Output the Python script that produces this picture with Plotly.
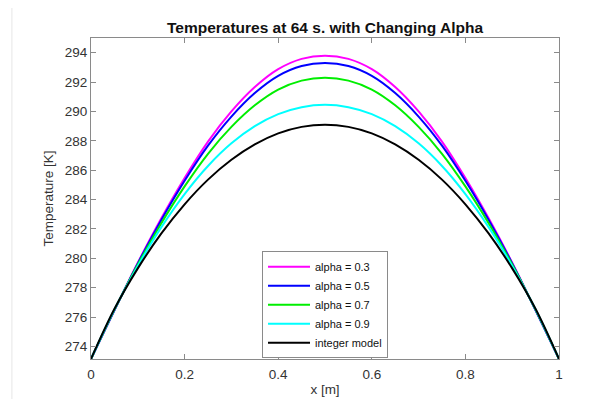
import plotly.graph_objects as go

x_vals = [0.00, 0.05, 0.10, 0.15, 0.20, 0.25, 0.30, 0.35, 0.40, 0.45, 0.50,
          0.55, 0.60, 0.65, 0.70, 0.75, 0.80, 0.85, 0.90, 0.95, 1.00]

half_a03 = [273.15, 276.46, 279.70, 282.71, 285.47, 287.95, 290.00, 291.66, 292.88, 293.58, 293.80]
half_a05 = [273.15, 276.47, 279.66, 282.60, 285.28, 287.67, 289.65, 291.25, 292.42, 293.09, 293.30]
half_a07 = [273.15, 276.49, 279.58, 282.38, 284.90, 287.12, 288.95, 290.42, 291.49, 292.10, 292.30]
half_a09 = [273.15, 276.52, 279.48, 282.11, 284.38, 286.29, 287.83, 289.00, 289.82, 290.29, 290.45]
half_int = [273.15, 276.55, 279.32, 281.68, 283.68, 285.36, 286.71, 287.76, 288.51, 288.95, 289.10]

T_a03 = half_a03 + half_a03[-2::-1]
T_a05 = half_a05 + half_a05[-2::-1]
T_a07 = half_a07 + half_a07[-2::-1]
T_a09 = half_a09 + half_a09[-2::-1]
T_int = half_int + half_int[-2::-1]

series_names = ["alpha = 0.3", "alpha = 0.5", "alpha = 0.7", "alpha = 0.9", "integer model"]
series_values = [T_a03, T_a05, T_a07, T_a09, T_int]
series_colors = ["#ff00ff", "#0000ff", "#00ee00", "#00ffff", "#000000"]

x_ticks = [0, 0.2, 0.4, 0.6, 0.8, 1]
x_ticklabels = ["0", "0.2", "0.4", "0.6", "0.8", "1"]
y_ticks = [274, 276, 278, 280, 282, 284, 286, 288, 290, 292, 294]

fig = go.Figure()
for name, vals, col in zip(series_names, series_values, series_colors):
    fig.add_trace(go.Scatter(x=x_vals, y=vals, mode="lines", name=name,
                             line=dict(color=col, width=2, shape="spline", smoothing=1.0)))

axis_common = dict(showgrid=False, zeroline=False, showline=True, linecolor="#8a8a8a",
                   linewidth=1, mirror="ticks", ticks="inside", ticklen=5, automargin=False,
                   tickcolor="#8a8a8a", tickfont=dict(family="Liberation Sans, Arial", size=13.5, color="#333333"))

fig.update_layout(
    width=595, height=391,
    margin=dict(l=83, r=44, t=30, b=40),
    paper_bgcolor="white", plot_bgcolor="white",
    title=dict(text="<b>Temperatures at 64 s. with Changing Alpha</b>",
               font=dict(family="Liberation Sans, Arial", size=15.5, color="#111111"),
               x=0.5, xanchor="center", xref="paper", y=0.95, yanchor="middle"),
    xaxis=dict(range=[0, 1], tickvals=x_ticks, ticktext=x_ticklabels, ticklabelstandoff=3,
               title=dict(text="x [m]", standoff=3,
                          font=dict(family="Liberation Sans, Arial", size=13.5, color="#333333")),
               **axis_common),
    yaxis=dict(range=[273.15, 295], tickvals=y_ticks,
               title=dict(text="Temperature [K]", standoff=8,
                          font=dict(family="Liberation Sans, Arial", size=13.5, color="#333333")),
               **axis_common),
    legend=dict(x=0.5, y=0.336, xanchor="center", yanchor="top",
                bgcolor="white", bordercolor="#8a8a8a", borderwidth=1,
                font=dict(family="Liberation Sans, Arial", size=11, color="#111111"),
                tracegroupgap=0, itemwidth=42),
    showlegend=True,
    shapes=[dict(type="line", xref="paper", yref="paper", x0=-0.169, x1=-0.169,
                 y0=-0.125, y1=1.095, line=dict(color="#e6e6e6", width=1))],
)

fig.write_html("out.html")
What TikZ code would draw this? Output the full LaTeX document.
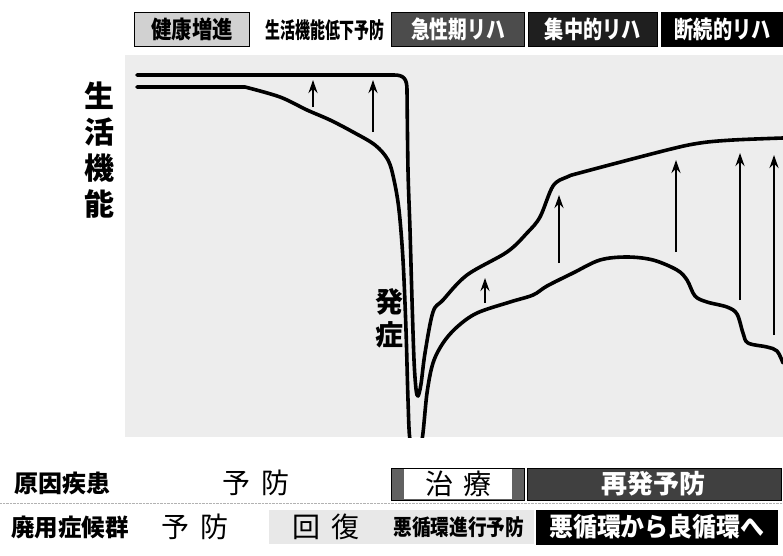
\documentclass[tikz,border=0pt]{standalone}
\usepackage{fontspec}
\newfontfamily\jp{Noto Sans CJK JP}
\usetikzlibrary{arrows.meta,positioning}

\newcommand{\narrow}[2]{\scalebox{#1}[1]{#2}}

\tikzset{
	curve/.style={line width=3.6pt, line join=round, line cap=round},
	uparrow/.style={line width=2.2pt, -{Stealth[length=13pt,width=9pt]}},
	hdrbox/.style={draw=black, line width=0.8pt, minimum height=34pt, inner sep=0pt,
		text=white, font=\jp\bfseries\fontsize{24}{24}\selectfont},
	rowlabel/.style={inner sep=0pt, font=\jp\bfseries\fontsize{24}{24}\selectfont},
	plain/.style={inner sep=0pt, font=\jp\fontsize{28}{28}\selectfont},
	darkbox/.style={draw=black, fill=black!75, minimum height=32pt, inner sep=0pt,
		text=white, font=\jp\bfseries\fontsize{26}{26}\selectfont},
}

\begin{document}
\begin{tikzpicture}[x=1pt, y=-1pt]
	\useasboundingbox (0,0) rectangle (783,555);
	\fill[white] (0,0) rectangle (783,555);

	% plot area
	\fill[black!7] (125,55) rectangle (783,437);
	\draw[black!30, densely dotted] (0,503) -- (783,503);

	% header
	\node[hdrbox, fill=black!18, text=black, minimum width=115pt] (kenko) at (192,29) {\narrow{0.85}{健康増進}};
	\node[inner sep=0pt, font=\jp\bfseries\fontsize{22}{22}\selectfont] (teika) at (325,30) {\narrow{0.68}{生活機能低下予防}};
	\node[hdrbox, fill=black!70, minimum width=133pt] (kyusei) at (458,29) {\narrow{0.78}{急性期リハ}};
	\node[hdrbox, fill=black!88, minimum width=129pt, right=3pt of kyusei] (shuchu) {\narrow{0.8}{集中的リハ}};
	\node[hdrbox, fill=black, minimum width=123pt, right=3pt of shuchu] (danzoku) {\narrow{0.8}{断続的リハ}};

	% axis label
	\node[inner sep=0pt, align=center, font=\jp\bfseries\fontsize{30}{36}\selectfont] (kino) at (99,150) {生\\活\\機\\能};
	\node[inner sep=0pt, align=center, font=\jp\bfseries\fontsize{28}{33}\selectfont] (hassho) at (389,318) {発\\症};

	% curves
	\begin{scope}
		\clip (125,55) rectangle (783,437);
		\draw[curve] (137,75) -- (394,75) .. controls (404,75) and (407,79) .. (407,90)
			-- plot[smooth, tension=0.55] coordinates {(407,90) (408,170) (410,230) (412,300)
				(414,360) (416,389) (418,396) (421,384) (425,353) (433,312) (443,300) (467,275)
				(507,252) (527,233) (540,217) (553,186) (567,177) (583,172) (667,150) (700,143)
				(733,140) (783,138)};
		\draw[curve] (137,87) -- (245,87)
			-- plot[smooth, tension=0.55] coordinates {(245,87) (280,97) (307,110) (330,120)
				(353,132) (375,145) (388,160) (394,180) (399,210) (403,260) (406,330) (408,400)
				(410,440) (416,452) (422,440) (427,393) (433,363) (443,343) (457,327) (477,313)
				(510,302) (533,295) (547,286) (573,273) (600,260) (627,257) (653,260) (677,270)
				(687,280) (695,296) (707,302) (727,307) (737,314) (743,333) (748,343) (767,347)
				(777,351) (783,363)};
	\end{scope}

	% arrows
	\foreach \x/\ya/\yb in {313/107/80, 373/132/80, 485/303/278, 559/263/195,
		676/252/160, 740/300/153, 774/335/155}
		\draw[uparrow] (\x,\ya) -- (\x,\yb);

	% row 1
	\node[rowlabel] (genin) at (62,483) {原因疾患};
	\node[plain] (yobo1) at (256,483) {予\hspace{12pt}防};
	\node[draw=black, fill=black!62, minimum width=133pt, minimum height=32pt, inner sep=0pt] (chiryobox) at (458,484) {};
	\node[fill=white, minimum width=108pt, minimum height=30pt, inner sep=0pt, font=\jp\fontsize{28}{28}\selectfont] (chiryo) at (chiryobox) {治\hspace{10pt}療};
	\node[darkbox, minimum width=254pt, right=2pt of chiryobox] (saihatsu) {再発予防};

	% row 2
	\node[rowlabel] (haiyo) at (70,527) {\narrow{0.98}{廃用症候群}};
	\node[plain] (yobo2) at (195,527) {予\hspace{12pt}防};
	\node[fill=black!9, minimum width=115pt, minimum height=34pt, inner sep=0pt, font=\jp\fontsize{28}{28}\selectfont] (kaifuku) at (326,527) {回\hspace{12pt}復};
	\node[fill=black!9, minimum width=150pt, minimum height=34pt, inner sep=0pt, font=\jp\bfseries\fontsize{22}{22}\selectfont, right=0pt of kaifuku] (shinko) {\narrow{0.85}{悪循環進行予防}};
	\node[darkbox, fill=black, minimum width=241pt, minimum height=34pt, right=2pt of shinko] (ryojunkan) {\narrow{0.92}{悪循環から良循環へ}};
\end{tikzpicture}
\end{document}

+--

Stated task — Give again, word for word, the lines from the one that contains "What TikZ code" to the one that contains "(0,503) -- (783,503);", both included. Omit the pictures.

Complete answer —
What TikZ code would draw this? Output the full LaTeX document.
\documentclass[tikz,border=0pt]{standalone}
\usepackage{fontspec}
\newfontfamily\jp{Noto Sans CJK JP}
\usetikzlibrary{arrows.meta,positioning}

\newcommand{\narrow}[2]{\scalebox{#1}[1]{#2}}

\tikzset{
	curve/.style={line width=3.6pt, line join=round, line cap=round},
	uparrow/.style={line width=2.2pt, -{Stealth[length=13pt,width=9pt]}},
	hdrbox/.style={draw=black, line width=0.8pt, minimum height=34pt, inner sep=0pt,
		text=white, font=\jp\bfseries\fontsize{24}{24}\selectfont},
	rowlabel/.style={inner sep=0pt, font=\jp\bfseries\fontsize{24}{24}\selectfont},
	plain/.style={inner sep=0pt, font=\jp\fontsize{28}{28}\selectfont},
	darkbox/.style={draw=black, fill=black!75, minimum height=32pt, inner sep=0pt,
		text=white, font=\jp\bfseries\fontsize{26}{26}\selectfont},
}

\begin{document}
\begin{tikzpicture}[x=1pt, y=-1pt]
	\useasboundingbox (0,0) rectangle (783,555);
	\fill[white] (0,0) rectangle (783,555);

	% plot area
	\fill[black!7] (125,55) rectangle (783,437);
	\draw[black!30, densely dotted] (0,503) -- (783,503);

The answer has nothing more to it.